Jean pidió hora y llevó a George a la consulta después del colegio.
No era algo que estuviera deseando hacer. Pero Katie tenía razón. Más valía coger el toro por los cuernos.
Al final George se mostró sorprendentemente dócil.
Lo puso a prueba en el coche. Tenía que decirle la verdad al doctor Barghoutian. Nada de esos disparates sobre la insolación o que se sentía aturdido. No debía marcharse hasta que el doctor Barghoutian le hubiese prometido hacer algo.
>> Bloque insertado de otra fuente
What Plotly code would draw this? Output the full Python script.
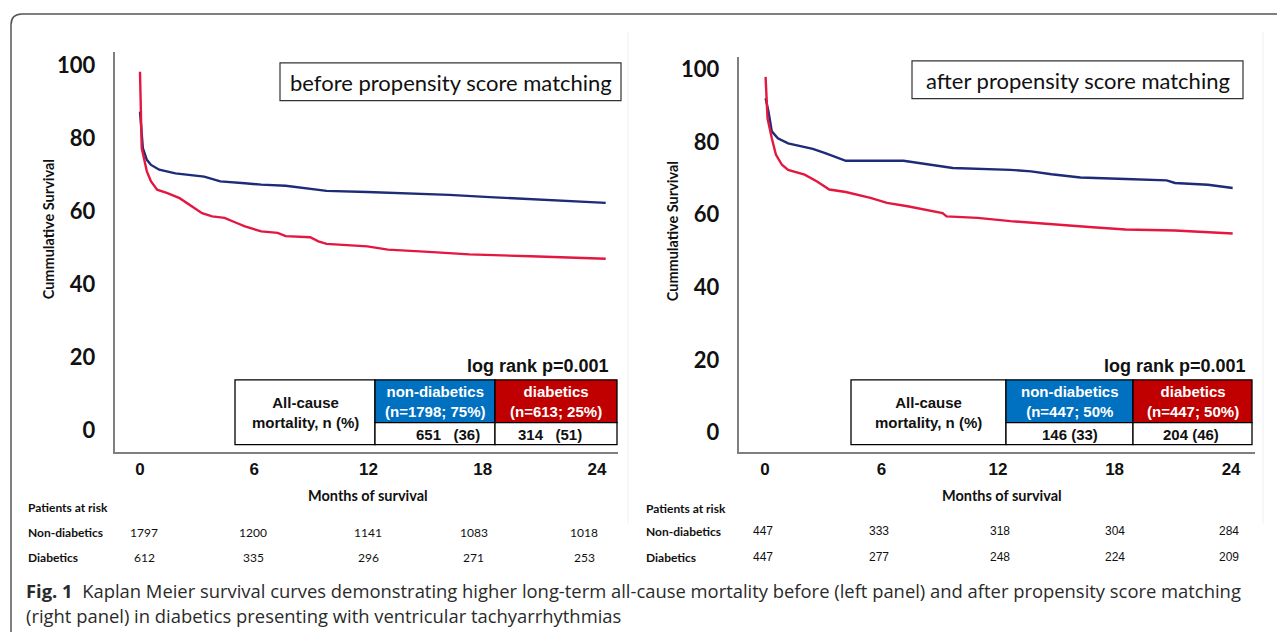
import plotly.graph_objects as go

# The page body has an 8px margin; the figure is sized to fill the rest of the window.
OFF = 8
W, H = 1285 - OFF, 632 - OFF

# ---------------- data ----------------
months_ticks = [0, 6, 12, 18, 24]
survival_ticks = [0, 20, 40, 60, 80, 100]

# Left panel: before propensity score matching
before_nondiab_t = [0.0, 0.15, 0.36, 0.58, 1.01, 1.86, 3.37, 4.22, 5.51, 6.37, 7.65, 8.94, 9.80,
                    11.94, 14.08, 16.23, 18.37, 20.52, 22.66, 24.46]
before_nondiab_s = [87.2, 77.2, 74.0, 72.6, 71.3, 70.3, 69.4, 68.1, 67.6, 67.2, 66.9, 66.1, 65.5,
                    65.2, 64.9, 64.4, 63.8, 63.3, 62.6, 62.2]
before_diab_t = [0.0, 0.09, 0.36, 0.58, 0.90, 1.44, 2.08, 2.72, 3.26, 3.79, 4.44, 5.08, 5.51,
                 6.37, 7.23, 7.65, 8.94, 9.37, 9.80, 11.94, 13.02, 15.16, 17.30, 20.52, 22.66, 24.46]
before_diab_s = [98.1, 77.2, 70.8, 68.1, 65.8, 64.9, 63.5, 61.3, 59.4, 58.5, 58.1, 56.7, 55.8,
                 54.4, 54.0, 53.1, 52.8, 51.7, 51.0, 50.3, 49.4, 48.8, 48.1, 47.6, 47.3, 46.9]

# Right panel: after propensity score matching
after_nondiab_t = [0.03, 0.18, 0.35, 0.66, 1.19, 2.04, 2.46, 3.10, 3.73, 4.16, 7.13, 8.40, 9.67,
                   12.64, 13.70, 14.75, 16.24, 18.57, 20.68, 21.11, 22.81, 24.08]
after_nondiab_s = [92.0, 88.3, 82.9, 81.0, 79.6, 78.7, 78.1, 76.9, 75.7, 74.8, 74.8, 73.7, 72.8,
                   72.3, 71.9, 71.1, 70.2, 69.8, 69.4, 68.7, 68.2, 67.3]
after_diab_t = [0.03, 0.13, 0.35, 0.56, 0.87, 1.19, 2.04, 2.68, 3.31, 4.16, 5.43, 6.28, 7.34,
                8.40, 9.14, 9.35, 10.94, 12.64, 14.75, 16.87, 18.57, 21.11, 24.08]
after_diab_s = [97.9, 86.5, 81.0, 76.5, 73.7, 72.3, 71.0, 69.1, 66.9, 66.2, 64.6, 63.2, 62.3,
                61.1, 60.4, 59.5, 59.1, 58.2, 57.3, 56.5, 55.9, 55.6, 54.8]

panel_titles = ["before propensity score matching", "after propensity score matching"]
logrank_text = "log rank p=0.001"
table_row_label = "All-cause<br>mortality, n (%)"
before_headers = ["non-diabetics<br>(n=1798; 75%)", "diabetics<br>(n=613; 25%)"]
before_mortality = ["651   (36)", "314   (51)"]
after_headers = ["non-diabetics<br>(n=447; 50%", "diabetics<br>(n=447; 50%)"]
after_mortality = ["146 (33)", "204 (46)"]

risk_labels = ["Non-diabetics", "Diabetics"]
before_risk_nondiab = [1797, 1200, 1141, 1083, 1018]
before_risk_diab = [612, 335, 296, 271, 253]
after_risk_nondiab = [447, 333, 318, 304, 284]
after_risk_diab = [447, 277, 248, 224, 209]

caption_line1 = ("<b>Fig. 1</b>  Kaplan Meier survival curves demonstrating higher long-term all-cause "
                 "mortality before (left panel) and after propensity score matching")
caption_line2 = "(right panel) in diabetics presenting with ventricular tachyarrhythmias"

# ---------------- styling ----------------
BLUE_LINE = "#1e2b78"
RED_LINE = "#e3173f"
CELL_BLUE = "#0070c0"
CELL_RED = "#c00000"
AXIS_GRAY = "#7f7f7f"


def px(x):
    return (x - OFF) / W


def py(y):
    return 1 - (y - OFF) / H


fig = go.Figure()

fig.add_trace(go.Scatter(x=before_nondiab_t, y=before_nondiab_s, mode="lines",
                         line=dict(color=BLUE_LINE, width=2.4), xaxis="x", yaxis="y",
                         showlegend=False, hoverinfo="skip"))
fig.add_trace(go.Scatter(x=before_diab_t, y=before_diab_s, mode="lines",
                         line=dict(color=RED_LINE, width=2.4), xaxis="x", yaxis="y",
                         showlegend=False, hoverinfo="skip"))
fig.add_trace(go.Scatter(x=after_nondiab_t, y=after_nondiab_s, mode="lines",
                         line=dict(color=BLUE_LINE, width=2.4), xaxis="x2", yaxis="y2",
                         showlegend=False, hoverinfo="skip"))
fig.add_trace(go.Scatter(x=after_diab_t, y=after_diab_s, mode="lines",
                         line=dict(color=RED_LINE, width=2.4), xaxis="x2", yaxis="y2",
                         showlegend=False, hoverinfo="skip"))

xtickfont = dict(family="Liberation Sans", size=17, color="#111", weight="bold")
ytickfont = dict(family="Lato", size=22, color="#111", weight="bold")

common_x = dict(showline=True, linecolor=AXIS_GRAY, linewidth=1.5, showgrid=False, zeroline=False,
                tickvals=months_ticks, ticktext=[str(v) for v in months_ticks],
                ticks="outside", ticklen=1, tickcolor="rgba(0,0,0,0)", tickfont=xtickfont,
                fixedrange=True)
common_y = dict(showline=True, linecolor=AXIS_GRAY, linewidth=1.5, showgrid=False, zeroline=False,
                tickvals=survival_ticks, ticktext=[str(v) for v in survival_ticks],
                ticks="outside", ticklen=13, tickcolor="rgba(0,0,0,0)", tickfont=ytickfont,
                fixedrange=True)

fig.update_layout(
    width=W, height=H,
    margin=dict(l=0, r=0, t=0, b=0),
    paper_bgcolor="white", plot_bgcolor="white",
    xaxis=dict(domain=[px(114.5), px(618)], range=[-1.339, 25.105], anchor="y", **common_x),
    yaxis=dict(domain=[py(451), py(50)], range=[-5.87, 103.55], anchor="x", **common_y),
    xaxis2=dict(domain=[px(738.5), px(1255)], range=[-1.365, 25.23], anchor="y2", **common_x),
    yaxis2=dict(domain=[py(451), py(55)], range=[-5.21, 103.4], anchor="x2", **common_y),
)

shapes = []
annotations = []

# outer rounded frame
frame_path = (f"M {px(11)},{py(650)} L {px(11)},{py(23)} Q {px(11)},{py(12)} {px(22)},{py(12)} "
              f"L {px(1300)},{py(12)}")
shapes.append(dict(type="path", xref="paper", yref="paper", path=frame_path,
                   line=dict(color="#555555", width=1.5)))
# faint panel edges
for xe in (628, 1263):
    shapes.append(dict(type="line", xref="paper", yref="paper", x0=px(xe), x1=px(xe),
                       y0=py(30), y1=py(523), line=dict(color="#f0f0f0", width=1)))


def add_rect(x0, y0, x1, y1, fill="white", lw=1.3):
    shapes.append(dict(type="rect", xref="paper", yref="paper", x0=px(x0), x1=px(x1),
                       y0=py(y1), y1=py(y0), fillcolor=fill, line=dict(color="black", width=lw)))


def add_text(x, y, text, size, family="Liberation Sans", color="black", bold=False,
             xanchor="center", angle=0, align="center"):
    annotations.append(dict(xref="paper", yref="paper", x=px(x), y=py(y), text=text,
                            showarrow=False, xanchor=xanchor, yanchor="middle", textangle=angle,
                            align=align,
                            font=dict(family=family, size=size, color=color,
                                      weight="bold" if bold else "normal")))


# panel titles boxes
title_boxes = [(280, 61, 621, 99), (912, 59, 1243, 97)]
for (x0, y0, x1, y1), t in zip(title_boxes, panel_titles):
    shapes.append(dict(type="rect", xref="paper", yref="paper", x0=px(x0), x1=px(x1),
                       y0=py(y1), y1=py(y0), fillcolor="white", line=dict(color="#333", width=1.2)))
    add_text((x0 + x1) / 2, (y0 + y1) / 2 + 1, t, 22, family="Lato", color="#111")

# axis titles
for xc, yc in ((48, 228), (672, 230)):
    add_text(xc, yc, "Cummulative Survival", 14.5, family="Lato", bold=True, angle=-90, color="#111")
for xc in (368, 1002):
    add_text(xc, 495, "Months of survival", 14.5, family="Lato", bold=True, color="#111")

# log rank + tables
tables = [
    dict(x=[235, 375, 495, 617], lr_x=611, headers=before_headers, mort=before_mortality,
         mort_x=[448, 550]),
    dict(x=[851, 1006, 1133, 1252], lr_x=1248, headers=after_headers, mort=after_mortality,
         mort_x=[1070, 1191]),
]
ytop, ymid, ybot = 379, 422, 444
for tb in tables:
    xs = tb["x"]
    add_text(tb["lr_x"], 365, logrank_text, 18, bold=True, xanchor="right", color="#111")
    add_rect(xs[0], ytop, xs[1], ybot)
    add_rect(xs[1], ytop, xs[2], ymid, fill=CELL_BLUE)
    add_rect(xs[2], ytop, xs[3], ymid, fill=CELL_RED)
    add_rect(xs[1], ymid, xs[2], ybot)
    add_rect(xs[2], ymid, xs[3], ybot)
    add_text((xs[0] + xs[1]) / 2, 412, table_row_label, 15, bold=True, color="#111")
    add_text((xs[1] + xs[2]) / 2, 401, tb["headers"][0], 15, bold=True, color="white")
    add_text((xs[2] + xs[3]) / 2, 401, tb["headers"][1], 15, bold=True, color="white")
    add_text(tb["mort_x"][0], 434, tb["mort"][0], 15, bold=True, color="#111")
    add_text(tb["mort_x"][1], 434, tb["mort"][1], 15, bold=True, color="#111")

# patients at risk
risk_sets = [
    dict(lx=26, ys=(507, 532, 557), xs=[144, 253, 368, 474, 584],
         rows=[before_risk_nondiab, before_risk_diab], fam="Lato"),
    dict(lx=644, ys=(508, 531, 557), xs=[763, 879, 1000, 1115, 1229],
         rows=[after_risk_nondiab, after_risk_diab], fam="Liberation Sans"),
]
for rs in risk_sets:
    add_text(rs["lx"], rs["ys"][0], "Patients at risk", 12, family="Lato", bold=True,
             xanchor="left", color="#111")
    for label, row, yv in zip(risk_labels, rs["rows"], rs["ys"][1:]):
        add_text(rs["lx"], yv, label, 12, family="Lato", bold=True, xanchor="left", color="#111")
        for xv, val in zip(rs["xs"], row):
            add_text(xv, yv, str(val), 12, family=rs["fam"], color="#111")

# caption
add_text(24, 590, caption_line1, 18.4, family="Open Sans", color="#2a2a2a", xanchor="left", align="left")
add_text(24, 615, caption_line2, 18.4, family="Open Sans", color="#2a2a2a", xanchor="left", align="left")

fig.update_layout(shapes=shapes, annotations=annotations)
fig.write_html("out.html")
Y luego tenía que contarle a ella qué había dicho exactamente el doctor Barghoutian.
Le recordó que faltaba poco para la boda de Katie y que si no iba a estar allí para entregar a su hija y pronunciar un discurso iba a tener que dar explicaciones.
George pareció disfrutar del acoso de alguna forma perversa y prometió hacer cuanto le había dicho.
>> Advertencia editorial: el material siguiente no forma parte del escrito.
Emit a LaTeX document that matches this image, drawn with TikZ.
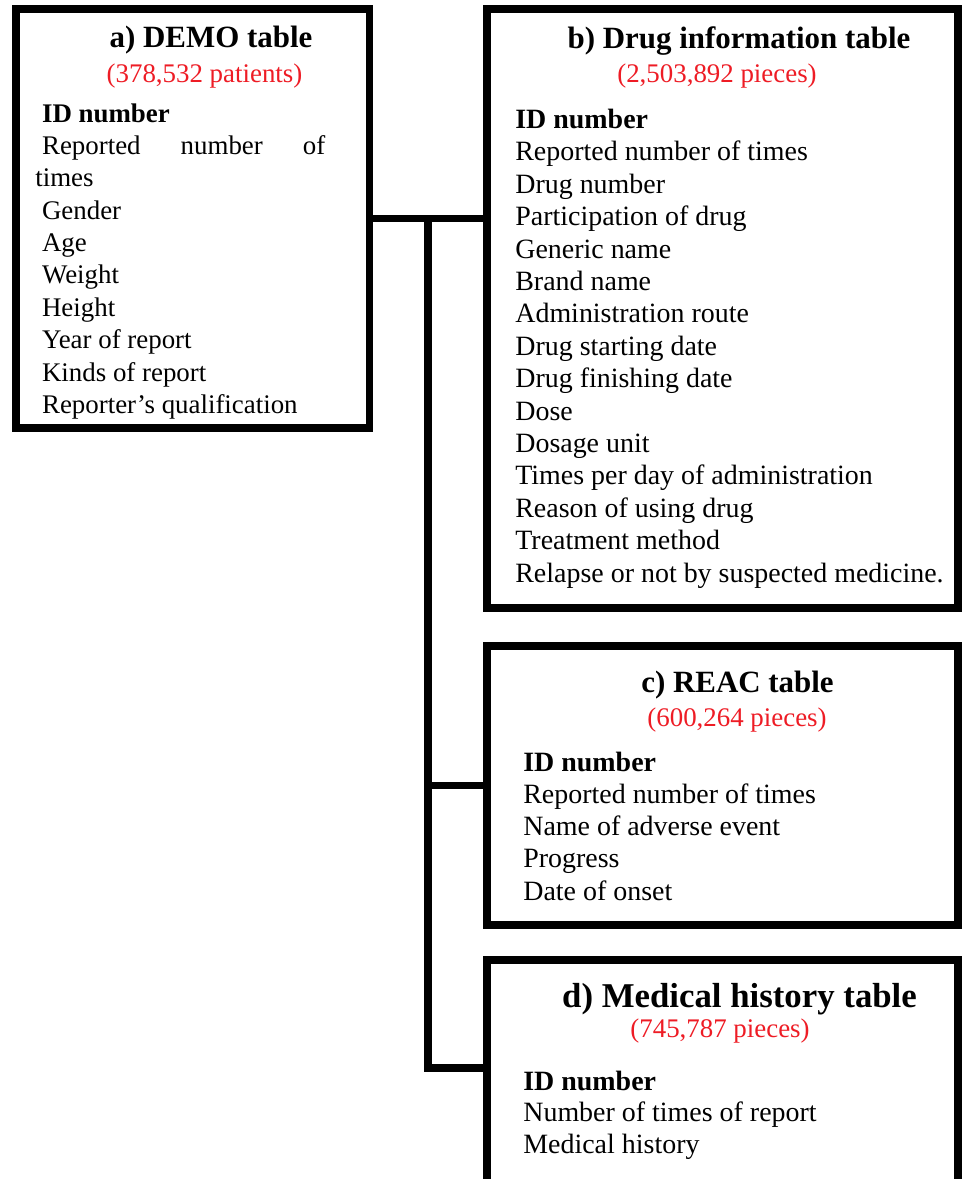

Se sentaron uno al lado del otro en la sala de espera. Jean trató de charlar. Sobre aquel arquitecto hindú que se había mudado enfrente. Sobre podar la glicina antes de que se metiera bajo el tejado. Pero él estaba más interesado en un ejemplar atrasado de la revista OK.
Cuando lo llamaron Jean le dio unas suaves palmaditas en la pierna para desearle suerte. Cruzó la sala un poco encorvado y con la mirada fija en la moqueta.
Jean probó a leer un poco de su P. D. James pero no consiguió meterse. Nunca le habían gustado las salas de espera de los médicos. Todo el mundo tenía siempre mala pinta. Como si no se hubiesen cuidado lo suficiente, lo que probablemente era cierto. Los hospitales no eran tan malos. Siempre y cuando estuviesen limpios. Pintura blanca y contornos bien definidos. Gente adecuadamente enferma.
No podía dejar a George. Lo que sintiera era irrelevante. Tenía que pensar en George. Tenía que pensar en Katie. Tenía que pensar en Jamie.
Y sin embargo cuando imaginaba que no iba a dejarlo, cuando se imaginaba diciéndole no a David, era como si se apagara una luz al final de un túnel oscuro.
Cogió la revista OK de George y leyó un artículo sobre el centenario de la reina madre.
Diez minutos después reapareció George.
—¿Y bien? —le preguntó.
—¿Podemos ir al coche?
Fueron al coche.
El doctor Barghoutian le había dado una receta de antidepresivos y le había pedido hora en un psicólogo clínico la semana siguiente. Fuera de lo que fuese que hubieran hablado, lo había dejado claramente agotado. Jean decidió no entrometerse.
Fueron a la farmacia. Él no quiso entrar, musitando algo que Jean no consiguió captar acerca de «libros sobre enfermedades», de manera que entró ella y aprovechó para comprar unas coles de Bruselas y unas zanahorias al lado mientras le preparaban la receta.
George abrió la bolsa cuando volvían a casa y se pasó mucho tiempo examinando el frasco. Ella no supo muy bien si lo horrorizaba o lo aliviaba. De vuelta en la cocina Jean se hizo cargo de las píldoras, le observó tragarse la primera con un vaso de agua y luego dejó el resto en el armario de encima de la tostadora. George dijo:
—Gracias —y se retiró a su habitación.
Jean tendió la colada, preparó café, rellenó el cheque y la solicitud de pedido para la gente de la carpa y luego dijo que tenía que salir un momento a hablar con la floristería.
Condujo hasta casa de David y trató de explicarle hasta qué punto era imposible tomar la decisión. Él se disculpó por haber hecho la propuesta en un momento tan difícil. Ella le dijo que no se disculpara. Él le dijo que nada había cambiado y que esperaría todo el tiempo que a ella le hiciese falta.
La rodeó con los brazos y permanecieron aferrados el uno al otro y fue como volver a casa después de un viaje largo y difícil y Jean se dio cuenta de que nunca podría renunciar a eso.